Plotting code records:
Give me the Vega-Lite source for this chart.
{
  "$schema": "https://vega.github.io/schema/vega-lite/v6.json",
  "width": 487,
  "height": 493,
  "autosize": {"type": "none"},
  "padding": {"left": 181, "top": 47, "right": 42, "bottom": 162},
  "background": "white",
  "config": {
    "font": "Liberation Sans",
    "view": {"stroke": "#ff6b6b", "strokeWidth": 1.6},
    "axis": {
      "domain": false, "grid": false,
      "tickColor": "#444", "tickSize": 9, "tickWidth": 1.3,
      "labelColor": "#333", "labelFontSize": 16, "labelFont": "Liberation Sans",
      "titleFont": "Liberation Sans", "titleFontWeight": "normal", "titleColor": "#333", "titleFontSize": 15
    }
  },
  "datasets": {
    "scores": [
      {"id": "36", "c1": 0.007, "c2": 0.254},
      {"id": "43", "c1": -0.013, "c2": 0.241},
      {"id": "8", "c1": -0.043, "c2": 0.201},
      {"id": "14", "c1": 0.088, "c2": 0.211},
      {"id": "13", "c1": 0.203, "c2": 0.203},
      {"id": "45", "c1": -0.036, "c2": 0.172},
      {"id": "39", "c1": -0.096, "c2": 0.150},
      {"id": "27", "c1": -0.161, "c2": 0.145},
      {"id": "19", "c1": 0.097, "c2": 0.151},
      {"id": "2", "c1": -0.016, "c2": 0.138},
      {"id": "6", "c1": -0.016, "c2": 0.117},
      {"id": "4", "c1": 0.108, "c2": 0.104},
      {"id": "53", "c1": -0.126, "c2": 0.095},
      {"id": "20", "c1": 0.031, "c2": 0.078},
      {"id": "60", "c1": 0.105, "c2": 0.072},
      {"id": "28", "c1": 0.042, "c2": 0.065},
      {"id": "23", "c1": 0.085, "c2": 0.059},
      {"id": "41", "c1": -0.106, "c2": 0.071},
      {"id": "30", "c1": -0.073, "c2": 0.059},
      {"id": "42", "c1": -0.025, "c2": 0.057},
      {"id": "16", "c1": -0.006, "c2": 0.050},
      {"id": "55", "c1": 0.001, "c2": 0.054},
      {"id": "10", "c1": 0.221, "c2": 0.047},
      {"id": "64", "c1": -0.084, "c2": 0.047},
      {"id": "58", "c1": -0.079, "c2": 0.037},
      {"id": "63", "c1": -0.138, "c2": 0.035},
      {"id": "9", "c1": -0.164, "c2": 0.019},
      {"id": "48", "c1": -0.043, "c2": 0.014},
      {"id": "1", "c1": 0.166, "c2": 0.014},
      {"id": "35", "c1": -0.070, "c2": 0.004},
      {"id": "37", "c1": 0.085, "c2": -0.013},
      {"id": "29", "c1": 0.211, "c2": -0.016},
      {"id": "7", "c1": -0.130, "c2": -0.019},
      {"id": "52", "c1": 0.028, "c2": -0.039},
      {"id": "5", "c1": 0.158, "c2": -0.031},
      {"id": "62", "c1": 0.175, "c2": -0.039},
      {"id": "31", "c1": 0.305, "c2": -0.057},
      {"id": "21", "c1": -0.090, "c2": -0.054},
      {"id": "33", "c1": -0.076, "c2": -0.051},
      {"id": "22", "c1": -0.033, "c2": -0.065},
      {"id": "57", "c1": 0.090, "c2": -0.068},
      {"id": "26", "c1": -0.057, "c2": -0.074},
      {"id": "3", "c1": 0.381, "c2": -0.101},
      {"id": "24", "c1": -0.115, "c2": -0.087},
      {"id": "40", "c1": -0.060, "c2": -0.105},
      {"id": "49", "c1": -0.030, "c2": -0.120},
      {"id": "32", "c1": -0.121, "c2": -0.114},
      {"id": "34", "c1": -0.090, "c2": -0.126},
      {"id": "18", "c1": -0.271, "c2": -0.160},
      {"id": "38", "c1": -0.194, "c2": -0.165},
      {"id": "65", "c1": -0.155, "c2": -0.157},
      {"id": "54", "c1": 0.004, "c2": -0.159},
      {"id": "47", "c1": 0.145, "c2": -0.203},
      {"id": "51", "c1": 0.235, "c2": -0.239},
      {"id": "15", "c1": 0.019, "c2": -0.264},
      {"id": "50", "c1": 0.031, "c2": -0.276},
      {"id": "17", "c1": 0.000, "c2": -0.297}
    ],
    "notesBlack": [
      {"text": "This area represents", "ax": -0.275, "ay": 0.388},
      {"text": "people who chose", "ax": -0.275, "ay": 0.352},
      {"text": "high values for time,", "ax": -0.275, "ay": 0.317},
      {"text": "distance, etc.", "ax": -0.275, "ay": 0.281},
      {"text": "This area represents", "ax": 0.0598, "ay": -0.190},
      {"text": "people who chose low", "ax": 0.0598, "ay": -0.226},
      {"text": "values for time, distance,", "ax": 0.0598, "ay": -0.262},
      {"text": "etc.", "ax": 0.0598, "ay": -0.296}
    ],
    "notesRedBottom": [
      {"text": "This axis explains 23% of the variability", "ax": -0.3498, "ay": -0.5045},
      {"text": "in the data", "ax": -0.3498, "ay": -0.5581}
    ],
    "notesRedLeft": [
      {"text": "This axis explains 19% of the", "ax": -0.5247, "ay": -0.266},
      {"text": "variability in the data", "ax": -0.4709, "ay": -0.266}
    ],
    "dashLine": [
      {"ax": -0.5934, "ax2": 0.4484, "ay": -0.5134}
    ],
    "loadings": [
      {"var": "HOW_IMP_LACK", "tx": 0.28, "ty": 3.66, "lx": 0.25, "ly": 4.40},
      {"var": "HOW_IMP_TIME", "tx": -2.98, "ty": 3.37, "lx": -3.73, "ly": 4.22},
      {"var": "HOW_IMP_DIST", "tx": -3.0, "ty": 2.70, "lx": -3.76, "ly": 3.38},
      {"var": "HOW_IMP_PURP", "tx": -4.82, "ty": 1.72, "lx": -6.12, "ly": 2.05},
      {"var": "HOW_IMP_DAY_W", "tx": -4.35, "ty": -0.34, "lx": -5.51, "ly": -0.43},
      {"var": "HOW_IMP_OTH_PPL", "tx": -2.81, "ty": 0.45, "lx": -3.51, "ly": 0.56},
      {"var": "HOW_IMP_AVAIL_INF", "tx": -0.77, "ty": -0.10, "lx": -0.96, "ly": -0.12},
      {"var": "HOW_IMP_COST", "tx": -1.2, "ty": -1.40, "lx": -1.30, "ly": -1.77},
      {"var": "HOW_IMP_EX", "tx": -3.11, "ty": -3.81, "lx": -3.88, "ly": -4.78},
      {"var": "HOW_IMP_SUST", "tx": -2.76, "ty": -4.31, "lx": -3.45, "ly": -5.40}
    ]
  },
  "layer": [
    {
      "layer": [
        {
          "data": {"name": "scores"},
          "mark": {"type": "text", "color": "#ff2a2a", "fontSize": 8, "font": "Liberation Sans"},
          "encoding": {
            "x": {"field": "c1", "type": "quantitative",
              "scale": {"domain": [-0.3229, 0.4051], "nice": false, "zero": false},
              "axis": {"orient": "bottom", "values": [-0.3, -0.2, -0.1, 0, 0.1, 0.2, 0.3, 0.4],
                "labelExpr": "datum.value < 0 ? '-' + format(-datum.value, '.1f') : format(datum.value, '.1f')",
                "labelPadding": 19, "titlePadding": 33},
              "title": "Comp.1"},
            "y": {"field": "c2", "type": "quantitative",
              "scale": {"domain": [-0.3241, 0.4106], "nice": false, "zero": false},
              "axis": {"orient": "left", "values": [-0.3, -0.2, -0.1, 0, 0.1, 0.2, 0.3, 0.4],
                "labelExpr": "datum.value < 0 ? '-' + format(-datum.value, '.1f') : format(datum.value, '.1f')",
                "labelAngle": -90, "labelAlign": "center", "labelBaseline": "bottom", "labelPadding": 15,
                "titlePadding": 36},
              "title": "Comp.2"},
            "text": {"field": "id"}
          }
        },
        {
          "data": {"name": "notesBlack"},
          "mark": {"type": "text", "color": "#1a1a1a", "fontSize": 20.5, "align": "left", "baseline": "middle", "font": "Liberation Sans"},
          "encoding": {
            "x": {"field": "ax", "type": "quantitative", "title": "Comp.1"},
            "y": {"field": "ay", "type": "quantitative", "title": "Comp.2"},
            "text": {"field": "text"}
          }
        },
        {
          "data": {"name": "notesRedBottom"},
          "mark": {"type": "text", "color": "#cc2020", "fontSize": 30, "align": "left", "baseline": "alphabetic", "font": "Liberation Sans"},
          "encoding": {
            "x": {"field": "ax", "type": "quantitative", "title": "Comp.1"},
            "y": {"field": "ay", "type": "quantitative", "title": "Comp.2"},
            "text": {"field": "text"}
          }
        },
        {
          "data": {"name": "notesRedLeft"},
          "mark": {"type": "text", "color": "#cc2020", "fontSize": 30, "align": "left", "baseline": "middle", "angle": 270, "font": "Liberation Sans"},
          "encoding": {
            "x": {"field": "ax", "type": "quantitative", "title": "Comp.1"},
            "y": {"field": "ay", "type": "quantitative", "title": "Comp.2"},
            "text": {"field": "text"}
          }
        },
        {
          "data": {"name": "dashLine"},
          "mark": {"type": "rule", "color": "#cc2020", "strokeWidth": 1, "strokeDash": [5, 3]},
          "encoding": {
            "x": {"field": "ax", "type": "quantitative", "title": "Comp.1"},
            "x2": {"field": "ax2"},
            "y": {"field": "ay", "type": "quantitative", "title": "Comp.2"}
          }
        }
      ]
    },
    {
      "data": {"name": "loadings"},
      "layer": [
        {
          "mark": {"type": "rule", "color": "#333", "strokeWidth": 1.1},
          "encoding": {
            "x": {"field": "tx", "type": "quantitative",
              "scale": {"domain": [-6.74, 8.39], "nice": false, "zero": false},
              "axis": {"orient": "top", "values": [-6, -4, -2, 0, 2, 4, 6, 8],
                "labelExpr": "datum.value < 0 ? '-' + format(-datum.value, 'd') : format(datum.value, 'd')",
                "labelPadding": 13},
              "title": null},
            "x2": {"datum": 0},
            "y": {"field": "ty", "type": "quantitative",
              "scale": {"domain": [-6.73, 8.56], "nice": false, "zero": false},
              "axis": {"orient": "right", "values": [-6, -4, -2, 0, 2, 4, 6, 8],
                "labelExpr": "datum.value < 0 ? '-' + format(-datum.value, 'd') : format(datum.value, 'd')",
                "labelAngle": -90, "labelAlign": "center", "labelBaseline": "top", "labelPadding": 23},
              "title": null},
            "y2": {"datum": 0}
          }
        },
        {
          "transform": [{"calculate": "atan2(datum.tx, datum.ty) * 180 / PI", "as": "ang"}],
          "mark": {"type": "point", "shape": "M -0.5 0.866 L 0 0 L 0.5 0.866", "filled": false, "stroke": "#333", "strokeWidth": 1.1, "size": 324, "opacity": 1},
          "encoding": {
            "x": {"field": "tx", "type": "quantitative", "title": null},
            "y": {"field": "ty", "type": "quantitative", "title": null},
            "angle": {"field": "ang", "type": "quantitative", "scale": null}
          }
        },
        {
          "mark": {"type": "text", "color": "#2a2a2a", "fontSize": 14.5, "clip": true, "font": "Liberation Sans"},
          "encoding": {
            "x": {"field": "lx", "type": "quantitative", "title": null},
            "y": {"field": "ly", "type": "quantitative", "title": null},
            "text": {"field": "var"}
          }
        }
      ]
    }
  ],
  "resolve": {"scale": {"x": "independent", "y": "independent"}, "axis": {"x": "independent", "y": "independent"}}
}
* * *
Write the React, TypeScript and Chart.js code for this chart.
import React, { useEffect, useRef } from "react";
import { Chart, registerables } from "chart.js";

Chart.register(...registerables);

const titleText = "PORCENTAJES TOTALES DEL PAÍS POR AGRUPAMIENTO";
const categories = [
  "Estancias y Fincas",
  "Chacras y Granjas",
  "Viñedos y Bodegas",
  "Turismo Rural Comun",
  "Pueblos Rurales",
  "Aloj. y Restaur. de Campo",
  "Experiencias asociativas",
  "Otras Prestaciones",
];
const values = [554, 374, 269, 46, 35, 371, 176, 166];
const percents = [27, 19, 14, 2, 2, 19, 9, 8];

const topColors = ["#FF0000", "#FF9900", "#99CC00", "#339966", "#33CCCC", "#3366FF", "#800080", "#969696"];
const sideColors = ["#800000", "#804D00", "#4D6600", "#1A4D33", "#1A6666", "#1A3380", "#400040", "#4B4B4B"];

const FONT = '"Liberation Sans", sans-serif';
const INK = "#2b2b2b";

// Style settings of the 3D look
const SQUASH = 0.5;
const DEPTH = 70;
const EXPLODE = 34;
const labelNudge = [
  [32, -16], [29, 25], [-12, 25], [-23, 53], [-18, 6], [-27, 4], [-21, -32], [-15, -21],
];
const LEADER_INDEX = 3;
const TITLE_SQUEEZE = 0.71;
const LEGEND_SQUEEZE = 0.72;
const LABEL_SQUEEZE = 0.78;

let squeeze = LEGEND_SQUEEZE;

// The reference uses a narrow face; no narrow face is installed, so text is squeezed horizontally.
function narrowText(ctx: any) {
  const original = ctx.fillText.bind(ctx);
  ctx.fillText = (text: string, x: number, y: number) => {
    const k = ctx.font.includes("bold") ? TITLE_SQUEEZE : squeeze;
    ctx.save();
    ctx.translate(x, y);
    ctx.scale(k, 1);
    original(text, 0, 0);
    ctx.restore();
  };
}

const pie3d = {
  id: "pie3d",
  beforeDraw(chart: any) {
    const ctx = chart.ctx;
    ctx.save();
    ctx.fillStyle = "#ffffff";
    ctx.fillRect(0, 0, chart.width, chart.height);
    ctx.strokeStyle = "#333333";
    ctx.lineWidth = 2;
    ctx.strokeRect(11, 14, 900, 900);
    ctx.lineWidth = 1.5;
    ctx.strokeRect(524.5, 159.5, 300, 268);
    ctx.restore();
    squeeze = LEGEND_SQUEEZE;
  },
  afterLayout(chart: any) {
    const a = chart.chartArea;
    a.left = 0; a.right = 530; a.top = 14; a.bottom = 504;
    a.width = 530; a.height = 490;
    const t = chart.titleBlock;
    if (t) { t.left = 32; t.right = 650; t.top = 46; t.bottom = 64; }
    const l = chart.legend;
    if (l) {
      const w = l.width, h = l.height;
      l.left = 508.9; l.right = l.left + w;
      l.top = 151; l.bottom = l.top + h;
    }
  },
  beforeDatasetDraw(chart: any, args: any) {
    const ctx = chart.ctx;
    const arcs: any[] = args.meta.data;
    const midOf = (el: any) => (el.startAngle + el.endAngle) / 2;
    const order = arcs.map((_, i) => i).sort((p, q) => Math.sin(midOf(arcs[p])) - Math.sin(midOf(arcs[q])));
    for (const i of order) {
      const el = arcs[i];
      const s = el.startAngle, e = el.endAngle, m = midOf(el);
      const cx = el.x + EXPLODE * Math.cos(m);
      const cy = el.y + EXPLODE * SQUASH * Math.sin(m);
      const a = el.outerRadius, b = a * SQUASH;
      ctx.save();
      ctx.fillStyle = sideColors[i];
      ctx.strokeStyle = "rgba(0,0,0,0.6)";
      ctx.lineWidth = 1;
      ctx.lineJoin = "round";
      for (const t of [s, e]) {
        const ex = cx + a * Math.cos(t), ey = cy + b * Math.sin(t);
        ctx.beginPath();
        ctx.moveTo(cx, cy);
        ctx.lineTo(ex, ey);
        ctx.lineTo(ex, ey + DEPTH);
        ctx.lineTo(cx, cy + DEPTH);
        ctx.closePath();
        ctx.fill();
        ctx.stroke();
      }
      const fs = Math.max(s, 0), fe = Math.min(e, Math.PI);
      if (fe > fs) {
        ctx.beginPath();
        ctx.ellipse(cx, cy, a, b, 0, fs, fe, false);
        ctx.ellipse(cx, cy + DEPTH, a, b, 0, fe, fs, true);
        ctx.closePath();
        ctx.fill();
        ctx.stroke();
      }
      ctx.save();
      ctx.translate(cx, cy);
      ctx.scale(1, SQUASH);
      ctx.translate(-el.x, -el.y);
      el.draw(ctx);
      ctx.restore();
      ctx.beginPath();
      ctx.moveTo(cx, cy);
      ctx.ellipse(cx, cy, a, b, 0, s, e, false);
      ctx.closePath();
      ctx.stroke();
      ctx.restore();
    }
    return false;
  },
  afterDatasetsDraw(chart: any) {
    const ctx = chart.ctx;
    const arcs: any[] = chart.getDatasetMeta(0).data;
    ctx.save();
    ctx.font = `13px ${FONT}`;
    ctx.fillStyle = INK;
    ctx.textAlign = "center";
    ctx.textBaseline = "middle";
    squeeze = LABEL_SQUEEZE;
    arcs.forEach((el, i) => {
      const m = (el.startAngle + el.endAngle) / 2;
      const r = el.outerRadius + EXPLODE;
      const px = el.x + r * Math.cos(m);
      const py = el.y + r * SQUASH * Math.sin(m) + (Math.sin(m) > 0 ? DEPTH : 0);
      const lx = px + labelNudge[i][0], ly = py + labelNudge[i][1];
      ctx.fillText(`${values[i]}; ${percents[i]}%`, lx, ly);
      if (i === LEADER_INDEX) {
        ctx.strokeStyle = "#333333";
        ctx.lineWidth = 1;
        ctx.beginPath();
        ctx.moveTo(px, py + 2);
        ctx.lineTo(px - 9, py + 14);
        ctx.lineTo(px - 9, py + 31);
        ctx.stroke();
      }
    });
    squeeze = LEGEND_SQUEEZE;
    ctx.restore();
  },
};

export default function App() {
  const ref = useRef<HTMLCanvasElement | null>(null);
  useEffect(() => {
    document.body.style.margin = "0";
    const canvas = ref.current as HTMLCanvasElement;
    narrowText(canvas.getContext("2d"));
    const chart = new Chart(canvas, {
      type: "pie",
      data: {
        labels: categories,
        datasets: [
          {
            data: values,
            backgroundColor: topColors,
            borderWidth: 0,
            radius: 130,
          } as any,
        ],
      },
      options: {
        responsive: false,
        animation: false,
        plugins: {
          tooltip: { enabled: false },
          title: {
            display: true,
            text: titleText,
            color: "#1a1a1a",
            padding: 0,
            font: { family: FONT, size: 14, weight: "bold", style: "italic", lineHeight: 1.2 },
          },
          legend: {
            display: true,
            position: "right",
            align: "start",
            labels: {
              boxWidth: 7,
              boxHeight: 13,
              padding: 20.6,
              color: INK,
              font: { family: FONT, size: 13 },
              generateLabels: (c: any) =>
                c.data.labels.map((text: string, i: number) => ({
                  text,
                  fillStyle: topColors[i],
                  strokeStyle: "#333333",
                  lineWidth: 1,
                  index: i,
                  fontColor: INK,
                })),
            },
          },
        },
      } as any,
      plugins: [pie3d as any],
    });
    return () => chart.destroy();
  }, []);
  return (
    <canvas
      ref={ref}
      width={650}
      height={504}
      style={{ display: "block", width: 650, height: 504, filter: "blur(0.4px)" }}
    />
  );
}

- Directions for this task -
Show every line from the listing above in which the string "React" appears.

- Response to the task -
Write the React, TypeScript and Chart.js code for this chart.
import React, { useEffect, useRef } from "react";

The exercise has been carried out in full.